GIVEN DATA>
○ ○ ○
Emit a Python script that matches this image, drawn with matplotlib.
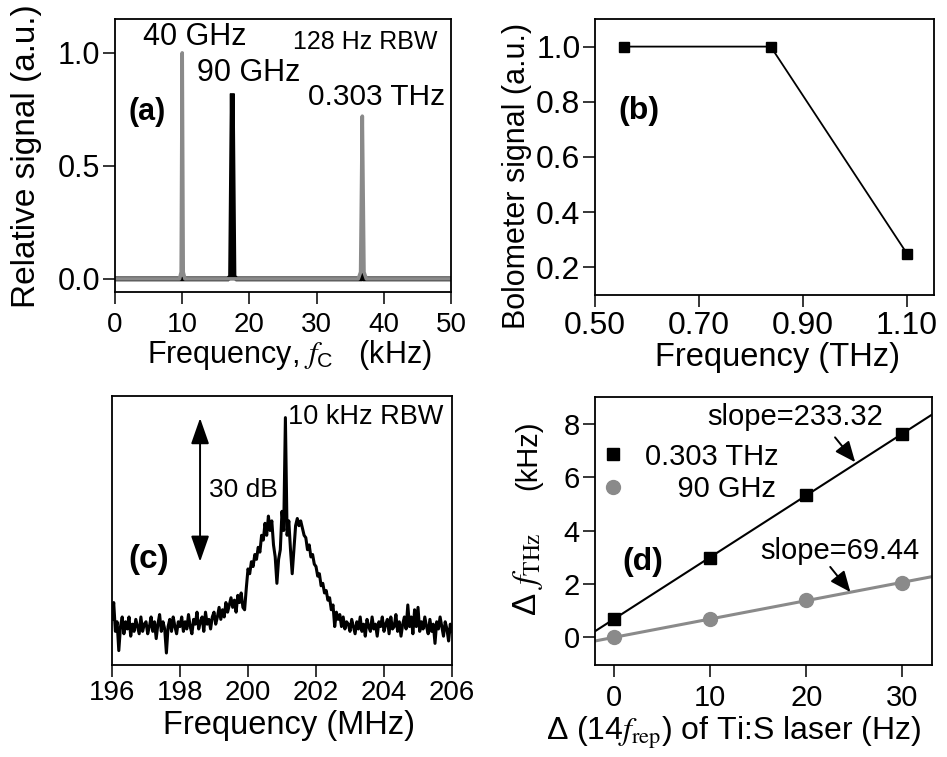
import numpy as np
import matplotlib
matplotlib.use("Agg")
import matplotlib.pyplot as plt

plt.rcParams['font.family'] = ['Liberation Sans', 'DejaVu Sans']
plt.rcParams['mathtext.fontset'] = 'stix'

# ---------------- data ----------------
# (a) beat-note spectra
a_gray_x = [0, 9.6, 9.85, 10.0, 10.15, 10.4, 36.2, 36.55, 36.8, 37.05, 37.4, 50]
a_gray_y = [0, 0, 0.03, 1.0, 0.03, 0, 0, 0.03, 0.72, 0.03, 0, 0]
a_black_x = [0, 16.8, 17.2, 17.45, 17.7, 18.1, 36.5, 36.8, 37.1, 50]
a_black_y = [0, 0, 0.01, 0.82, 0.01, 0, 0, 0.03, 0, 0]
a_xticks = [0, 10, 20, 30, 40, 50]
a_yticks = [0.0, 0.5, 1.0]

# (b) bolometer signal
b_freq = [0.556, 0.838, 1.10]
b_signal = [1.0, 1.0, 0.25]
b_xticks = [0.50, 0.70, 0.90, 1.10]
b_yticks = [0.2, 0.4, 0.6, 0.8, 1.0]

# (c) RF spectrum (dB, arbitrary offset), 0.05 MHz steps from 196 to 206
c_start, c_step = 196.0, 0.05
c_db = [
    9.5, 13, 7, 9, 3, 8, 10, 6.5, 9, 7.5, 10, 6, 8.5, 7, 9.5, 8, 6.5, 10, 7, 8.5,
    9, 6.5, 8, 10, 7, 9, 5.5, 8.5, 10.5, 7, 9, 7.5, 2.5, 8, 9.5, 7, 10, 8, 6.5, 9,
    8, 10, 7, 9, 7.5, 10.5, 8, 6.5, 9.5, 8.5, 11, 7.5, 9, 10, 7, 11, 8.5, 9.5, 7.5, 10,
    11, 8.5, 10, 12, 9.5, 11.5, 10, 13, 11, 12.5, 14, 12, 13.5, 11, 14.5, 13, 15, 12, 11.5, 16,
    20, 19, 21.5, 20.5, 23, 22, 24.5, 23.5, 27, 26, 29.5, 27, 31, 28, 30, 25, 22.5, 17, 22, 24,
    32, 28, 51.5, 27, 30, 24, 19, 24, 29, 30.5, 29, 30, 28.5, 27, 26.5, 24, 25, 22.5, 23, 21,
    20.5, 18.5, 19, 16.5, 17, 15, 15.5, 13.5, 14, 11.5, 12.5, 8, 11, 9.5, 10.5, 8, 10, 7.5, 9, 8.5,
    7, 9.5, 8, 6.5, 9, 7.5, 10, 7, 8.5, 6, 9.5, 8, 7, 10, 7.5, 8.5, 6, 9, 8, 10,
    7, 8.5, 9.5, 6.5, 10, 7.5, 8, 10.5, 7, 9, 6, 8.5, 10, 7.5, 12.5, 8, 10, 6.5, 11.5, 8,
    12, 7, 9, 7.5, 10, 8, 6.5, 9.5, 7, 8.5, 4.5, 9, 7.5, 10, 8, 6, 9, 7.5, 5, 8.5,
    7,
]
c_xticks = [196, 198, 200, 202, 204, 206]

# (d) frequency shift vs rep-rate change
d_x = [0, 10, 20, 30]
d_thz303 = [0.71, 2.98, 5.32, 7.63]
d_ghz90 = [0.0, 0.69, 1.40, 2.05]
d_xticks = [0, 10, 20, 30]
d_yticks = [0, 2, 4, 6, 8]

GRAY = '#8a8a8a'

fig = plt.figure(figsize=(9.47, 7.57), dpi=100)
W, H = 947, 757


def add_ax(l, r, t, b):
    return fig.add_axes([l / W, (H - b) / H, (r - l) / W, (b - t) / H])


def style(ax, xfs, yfs, xpad, ypad):
    for s in ax.spines.values():
        s.set_linewidth(1.3)
    ax.tick_params(direction='out', length=8.5, width=1.1)
    ax.tick_params(axis='x', labelsize=xfs, pad=xpad)
    ax.tick_params(axis='y', labelsize=yfs, pad=ypad)


def place_labels(ax, xl=None, yl=None):
    if xl is not None:
        ax.xaxis.set_label_coords(*xl)
        ax.xaxis.label.set_va('center')
    if yl is not None:
        ax.yaxis.set_label_coords(*yl)
        ax.yaxis.label.set_va('center')


# ---------------- (a) ----------------
axa = add_ax(115, 451, 19, 292)
axa.plot(a_black_x, a_black_y, color='k', lw=3.5, solid_joinstyle='miter')
axa.plot(a_gray_x, a_gray_y, color=GRAY, lw=2.6)
axa.set_xlim(0, 50)
axa.set_ylim(-0.058, 1.15)
axa.set_xticks(a_xticks)
axa.set_yticks(a_yticks)
axa.set_yticklabels(['0.0', '0.5', '1.0'])
style(axa, 20, 22, 6, 2)
axa.set_xlabel('Frequency, $f_{\\mathregular{C}}$   (kHz)', fontsize=22)
axa.set_ylabel('Relative signal (a.u.)', fontsize=24)
place_labels(axa, (0.52, -0.231), (-0.262, 0.496))
axa.text(4.2, 1.07, '40 GHz', fontsize=22, va='center')
axa.text(12.2, 0.91, '90 GHz', fontsize=22, va='center')
axa.text(28.7, 0.805, '0.303 THz', fontsize=21.5, va='center')
axa.text(26.5, 1.05, '128 Hz RBW', fontsize=18, va='center')
axa.text(2.0, 0.74, '(a)', fontsize=22, fontweight='bold', va='center')

# ---------------- (b) ----------------
axb = add_ax(595, 934, 19, 295)
axb.plot(b_freq, b_signal, color='k', lw=1.3, marker='s', ms=7)
axb.set_xlim(0.5, 1.152)
axb.set_ylim(0.1, 1.1)
axb.set_xticks(b_xticks)
axb.set_xticklabels(['0.50', '0.70', '0.90', '1.10'])
axb.set_yticks(b_yticks)
axb.set_yticklabels(['0.2', '0.4', '0.6', '0.8', '1.0'])
style(axb, 23, 23, 3, 2)
axb.set_xlabel('Frequency (THz)', fontsize=23.5)
axb.set_ylabel('Bolometer signal (a.u.)', fontsize=22)
place_labels(axb, (0.537, -0.228), (-0.23, 0.43))
axb.text(0.544, 0.767, '(b)', fontsize=23, fontweight='bold', va='center')

# ---------------- (c) ----------------
axc = add_ax(112, 452, 396, 665)
c_x = c_start + c_step * np.arange(len(c_db))
axc.plot(c_x, c_db, color='k', lw=2.2)
axc.set_xlim(196, 206)
axc.set_ylim(0, 56)
axc.set_xticks(c_xticks)
axc.set_yticks([])
style(axc, 20, 20, 2, 2)
axc.set_xlabel('Frequency (MHz)', fontsize=23.5)
place_labels(axc, (0.52, -0.225))
axc.annotate('', xy=(198.59, 51.4), xytext=(198.59, 21.5),
             arrowprops=dict(arrowstyle='<|-|>,head_length=0.8,head_width=0.28',
                             mutation_scale=20, lw=1.4, color='k', shrinkA=0, shrinkB=0))
axc.text(198.85, 36.5, '30 dB', fontsize=19, va='center')
axc.text(201.18, 51.7, '10 kHz RBW', fontsize=19.5, va='center')
axc.text(196.47, 22.0, '(c)', fontsize=24, fontweight='bold', va='center')

# ---------------- (d) ----------------
axd = add_ax(595, 932, 397, 665)
xl = np.array([-2.0, 33.1])
p1 = np.polyfit(d_x, d_thz303, 1)
p2 = np.polyfit(d_x, d_ghz90, 1)
axd.plot(xl, np.polyval(p1, xl), color='k', lw=1.5)
axd.plot(xl, np.polyval(p2, xl), color=GRAY, lw=2.2)
axd.plot(d_x, d_thz303, 's', color='k', ms=9, label='0.303 THz')
axd.plot(d_x, d_ghz90, 'o', color=GRAY, ms=10, label='    90 GHz')
axd.set_xlim(-2.0, 33.1)
axd.set_ylim(-1.03, 9.0)
axd.set_xticks(d_xticks)
axd.set_yticks(d_yticks)
style(axd, 21, 21, 5, 2.5)
axd.set_xlabel('Δ (14$f_{\\mathrm{rep}}$) of Ti:S laser (Hz)', fontsize=23)
place_labels(axd, (0.41, -0.255))
axd.text(-0.199, 0.784, '(kHz)', fontsize=21, rotation=90, ha='center', va='center',
         transform=axd.transAxes)
axd.text(-0.199, 0.34, 'Δ $f_{\\mathrm{THz}}$', fontsize=24, rotation=90, ha='center',
         va='center', transform=axd.transAxes)
leg = axd.legend(loc='upper left', bbox_to_anchor=(-0.05, 0.906), frameon=False,
                 fontsize=21, handletextpad=0.6, labelspacing=0.15, handlelength=1.0,
                 borderaxespad=0.3)
axd.annotate('', xy=(25.1, 6.56), xytext=(23.0, 7.49),
             arrowprops=dict(arrowstyle='-|>,head_length=0.7,head_width=0.3',
                             mutation_scale=18, lw=1.4, color='k', shrinkA=0, shrinkB=0))
axd.annotate('', xy=(24.6, 1.70), xytext=(22.5, 2.64),
             arrowprops=dict(arrowstyle='-|>,head_length=0.7,head_width=0.3',
                             mutation_scale=18, lw=1.4, color='k', shrinkA=0, shrinkB=0))
axd.text(9.7, 8.27, 'slope=233.32', fontsize=21, va='center')
axd.text(15.2, 3.23, 'slope=69.44', fontsize=21, va='center')
axd.text(0.8, 2.82, '(d)', fontsize=23, fontweight='bold', va='center')

fig.savefig('out.png', dpi=100)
○ ○ ○
THE REQUEST> Only the lines from the start of the material through the line containing "plt.rcParams['mathtext.fontset'] = 'stix'" should be transcribed. Pictures stay out.

WORKED SOLUTION>
Emit a Python script that matches this image, drawn with matplotlib.
import numpy as np
import matplotlib
matplotlib.use("Agg")
import matplotlib.pyplot as plt

plt.rcParams['font.family'] = ['Liberation Sans', 'DejaVu Sans']
plt.rcParams['mathtext.fontset'] = 'stix'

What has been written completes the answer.